* [Data for this exercise]:
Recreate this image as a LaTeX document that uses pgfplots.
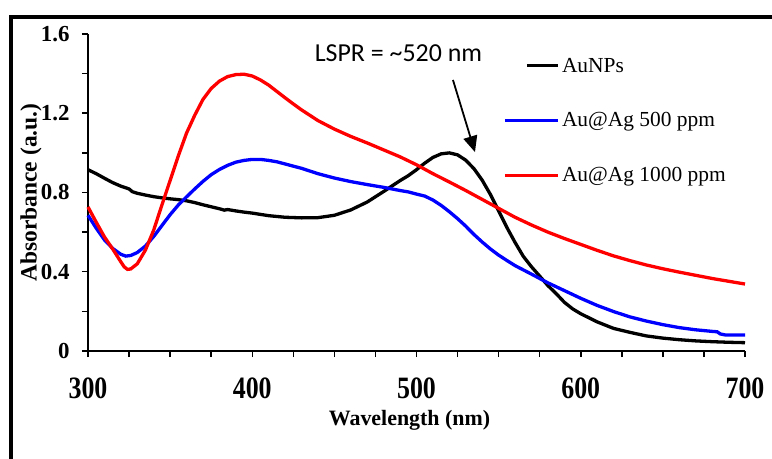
\documentclass[border=0pt]{standalone}
\usepackage{fontspec}
\setmainfont{Liberation Serif}
\newfontfamily\calibri{Carlito}
\usepackage{pgfplots}
\pgfplotsset{compat=1.18}
\usetikzlibrary{arrows.meta}

% spectra
\pgfplotstableread{
x y
300 0.915
305 0.895
310 0.872
315 0.850
320 0.832
325 0.818
327 0.804
330 0.796
335 0.787
340 0.779
345 0.773
350 0.768
355 0.764
360 0.758
365 0.749
370 0.738
375 0.728
380 0.718
383 0.711
385 0.714
390 0.707
395 0.701
400 0.696
410 0.683
420 0.675
430 0.672
440 0.673
450 0.685
460 0.712
470 0.752
480 0.805
490 0.860
495 0.885
500 0.915
505 0.948
510 0.977
515 0.995
520 1.000
525 0.990
530 0.963
535 0.920
540 0.862
545 0.790
550 0.707
555 0.624
560 0.548
565 0.478
570 0.425
575 0.378
580 0.330
585 0.290
590 0.246
595 0.213
600 0.188
610 0.147
620 0.114
630 0.094
640 0.076
650 0.065
660 0.057
670 0.051
680 0.047
690 0.044
700 0.042
}\aunps

\pgfplotstableread{
x y
300 0.685
305 0.620
310 0.561
315 0.518
320 0.488
323 0.479
326 0.482
330 0.497
335 0.530
340 0.578
345 0.633
350 0.688
355 0.737
360 0.778
365 0.818
370 0.856
375 0.890
380 0.916
385 0.937
390 0.953
395 0.962
400 0.967
405 0.967
410 0.962
415 0.955
420 0.944
430 0.922
440 0.895
450 0.873
460 0.855
470 0.840
480 0.826
490 0.810
495 0.803
500 0.792
505 0.782
510 0.762
515 0.735
520 0.703
525 0.668
530 0.630
535 0.588
540 0.550
545 0.515
550 0.484
555 0.457
560 0.431
570 0.388
580 0.344
590 0.305
600 0.266
610 0.230
620 0.199
630 0.172
640 0.151
650 0.133
660 0.118
670 0.107
680 0.099
683 0.097
685 0.086
688 0.081
700 0.081
}\agfive

\pgfplotstableread{
x y
300 0.727
305 0.650
310 0.576
315 0.515
320 0.450
322 0.425
324 0.412
326 0.414
330 0.440
335 0.510
340 0.610
345 0.737
350 0.861
355 0.985
360 1.100
365 1.190
370 1.270
375 1.325
380 1.362
385 1.385
390 1.395
395 1.397
400 1.388
405 1.368
410 1.342
415 1.310
420 1.278
425 1.247
430 1.217
440 1.163
450 1.120
460 1.083
470 1.050
480 1.015
490 0.980
500 0.940
510 0.895
520 0.853
530 0.810
540 0.765
550 0.720
560 0.675
570 0.636
580 0.600
590 0.568
600 0.538
610 0.508
620 0.480
630 0.456
640 0.434
650 0.415
660 0.398
670 0.382
680 0.366
690 0.352
700 0.338
}\agthousand

\begin{document}
\begin{tikzpicture}
\useasboundingbox (0,0) rectangle (772bp,459bp);
% outer frame (cut off at right and bottom in the original)
\draw[line width=4bp] (11bp,-5bp) -- (11bp,442bp) -- (780bp,442bp);

\begin{axis}[
    at={(88bp,108bp)}, anchor=south west,
    scale only axis, width=657bp, height=317bp,
    xmin=300, xmax=700, ymin=0, ymax=1.6,
    axis x line*=bottom, axis y line*=left,
    axis line style={line width=2bp},
    xtick={300,400,...,700},
    minor x tick num=3,
    ytick={0,0.4,0.8,1.2,1.6},
    yticklabels={0,0.4,0.8,1.2,1.6},
    minor y tick num=1,
    tick align=outside,
    major tick length=6bp, minor tick length=6bp,
    every tick/.style={line width=1.5bp, black},
    /pgf/number format/assume math mode=true,
    xticklabel style={font=\fontsize{26}{26}\selectfont\bfseries, yscale=1.2, yshift=-13.5bp},
    yticklabel style={font=\fontsize{23}{23}\selectfont\bfseries, xshift=-9bp},
    xlabel={Wavelength (nm)},
    ylabel={Absorbance (a.u.)},
    xlabel style={at={([xshift=-7bp,yshift=-69bp]axis description cs:0.5,0)}, anchor=center,
        font=\fontsize{22}{22}\selectfont\bfseries},
    ylabel style={at={([xshift=-57bp]axis description cs:0,0.5)}, anchor=center,
        font=\fontsize{23.5}{23.5}\selectfont\bfseries},
    legend style={draw=none, fill=none, inner sep=0pt,
        at={(0.6317,0.933)}, anchor=north west,
        font=\fontsize{21.5}{21.5}\selectfont, row sep=34bp,
        nodes={inner sep=2.5bp}},
    legend cell align=left,
    legend image code/.code={\draw[#1] (0bp,0bp) -- (53bp,0bp);},
    clip=false,
]
\addplot[black, line width=3.3bp,
    legend image code/.code={\draw[##1] (22bp,0bp) -- (53bp,0bp);}] table {\aunps};
\addlegendentry{AuNPs}
\addplot[blue, line width=3.3bp] table {\agfive};
\addlegendentry{Au@Ag 500 ppm}
\addplot[red, line width=3.3bp] table {\agthousand};
\addlegendentry{Au@Ag 1000 ppm}

\node[anchor=base, font=\calibri\fontsize{26}{26}\selectfont]
    at (axis cs:489,1.46) {LSPR = \textasciitilde520 nm};
\draw[line width=1.8bp, -{Triangle[length=16bp,width=14bp]}]
    (axis cs:522.2,1.368) -- (axis cs:535.6,1.004);
\end{axis}
\end{tikzpicture}
\end{document}
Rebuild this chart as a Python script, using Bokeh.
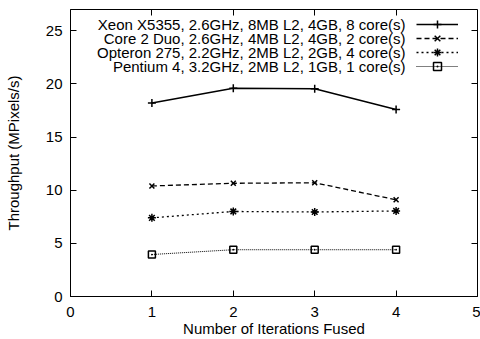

* [Description of the task]: Images in the data above are to be skipped. Retype all other material exactly.

* [Result for this exercise]:
Recreate this image as a LaTeX document that uses pgfplots.
\documentclass[border=0pt]{standalone}
\usepackage{fontspec}
\setmainfont{Liberation Serif}
\newfontfamily\calibri{Carlito}
\usepackage{pgfplots}
\pgfplotsset{compat=1.18}
\usetikzlibrary{arrows.meta}

% spectra
\pgfplotstableread{
x y
300 0.915
305 0.895
310 0.872
315 0.850
320 0.832
325 0.818
327 0.804
330 0.796
335 0.787
340 0.779
345 0.773
350 0.768
355 0.764
360 0.758
365 0.749
370 0.738
375 0.728
380 0.718
383 0.711
385 0.714
390 0.707
395 0.701
400 0.696
410 0.683
420 0.675
430 0.672
440 0.673
450 0.685
460 0.712
470 0.752
480 0.805
490 0.860
495 0.885
500 0.915
505 0.948
510 0.977
515 0.995
520 1.000
525 0.990
530 0.963
535 0.920
540 0.862
545 0.790
550 0.707
555 0.624
560 0.548
565 0.478
570 0.425
575 0.378
580 0.330
585 0.290
590 0.246
595 0.213
600 0.188
610 0.147
620 0.114
630 0.094
640 0.076
650 0.065
660 0.057
670 0.051
680 0.047
690 0.044
700 0.042
}\aunps

\pgfplotstableread{
x y
300 0.685
305 0.620
310 0.561
315 0.518
320 0.488
323 0.479
326 0.482
330 0.497
335 0.530
340 0.578
345 0.633
350 0.688
355 0.737
360 0.778
365 0.818
370 0.856
375 0.890
380 0.916
385 0.937
390 0.953
395 0.962
400 0.967
405 0.967
410 0.962
415 0.955
420 0.944
430 0.922
440 0.895
450 0.873
460 0.855
470 0.840
480 0.826
490 0.810
495 0.803
500 0.792
505 0.782
510 0.762
515 0.735
520 0.703
525 0.668
530 0.630
535 0.588
540 0.550
545 0.515
550 0.484
555 0.457
560 0.431
570 0.388
580 0.344
590 0.305
600 0.266
610 0.230
620 0.199
630 0.172
640 0.151
650 0.133
660 0.118
670 0.107
680 0.099
683 0.097
685 0.086
688 0.081
700 0.081
}\agfive

\pgfplotstableread{
x y
300 0.727
305 0.650
310 0.576
315 0.515
320 0.450
322 0.425
324 0.412
326 0.414
330 0.440
335 0.510
340 0.610
345 0.737
350 0.861
355 0.985
360 1.100
365 1.190
370 1.270
375 1.325
380 1.362
385 1.385
390 1.395
395 1.397
400 1.388
405 1.368
410 1.342
415 1.310
420 1.278
425 1.247
430 1.217
440 1.163
450 1.120
460 1.083
470 1.050
480 1.015
490 0.980
500 0.940
510 0.895
520 0.853
530 0.810
540 0.765
550 0.720
560 0.675
570 0.636
580 0.600
590 0.568
600 0.538
610 0.508
620 0.480
630 0.456
640 0.434
650 0.415
660 0.398
670 0.382
680 0.366
690 0.352
700 0.338
}\agthousand

\begin{document}
\begin{tikzpicture}
\useasboundingbox (0,0) rectangle (772bp,459bp);
% outer frame (cut off at right and bottom in the original)
\draw[line width=4bp] (11bp,-5bp) -- (11bp,442bp) -- (780bp,442bp);

\begin{axis}[
    at={(88bp,108bp)}, anchor=south west,
    scale only axis, width=657bp, height=317bp,
    xmin=300, xmax=700, ymin=0, ymax=1.6,
    axis x line*=bottom, axis y line*=left,
    axis line style={line width=2bp},
    xtick={300,400,...,700},
    minor x tick num=3,
    ytick={0,0.4,0.8,1.2,1.6},
    yticklabels={0,0.4,0.8,1.2,1.6},
    minor y tick num=1,
    tick align=outside,
    major tick length=6bp, minor tick length=6bp,
    every tick/.style={line width=1.5bp, black},
    /pgf/number format/assume math mode=true,
    xticklabel style={font=\fontsize{26}{26}\selectfont\bfseries, yscale=1.2, yshift=-13.5bp},
    yticklabel style={font=\fontsize{23}{23}\selectfont\bfseries, xshift=-9bp},
    xlabel={Wavelength (nm)},
    ylabel={Absorbance (a.u.)},
    xlabel style={at={([xshift=-7bp,yshift=-69bp]axis description cs:0.5,0)}, anchor=center,
        font=\fontsize{22}{22}\selectfont\bfseries},
    ylabel style={at={([xshift=-57bp]axis description cs:0,0.5)}, anchor=center,
        font=\fontsize{23.5}{23.5}\selectfont\bfseries},
    legend style={draw=none, fill=none, inner sep=0pt,
        at={(0.6317,0.933)}, anchor=north west,
        font=\fontsize{21.5}{21.5}\selectfont, row sep=34bp,
        nodes={inner sep=2.5bp}},
    legend cell align=left,
    legend image code/.code={\draw[#1] (0bp,0bp) -- (53bp,0bp);},
    clip=false,
]
\addplot[black, line width=3.3bp,
    legend image code/.code={\draw[##1] (22bp,0bp) -- (53bp,0bp);}] table {\aunps};
\addlegendentry{AuNPs}
\addplot[blue, line width=3.3bp] table {\agfive};
\addlegendentry{Au@Ag 500 ppm}
\addplot[red, line width=3.3bp] table {\agthousand};
\addlegendentry{Au@Ag 1000 ppm}

\node[anchor=base, font=\calibri\fontsize{26}{26}\selectfont]
    at (axis cs:489,1.46) {LSPR = \textasciitilde520 nm};
\draw[line width=1.8bp, -{Triangle[length=16bp,width=14bp]}]
    (axis cs:522.2,1.368) -- (axis cs:535.6,1.004);
\end{axis}
\end{tikzpicture}
\end{document}
Rebuild this chart as a Python script, using Bokeh.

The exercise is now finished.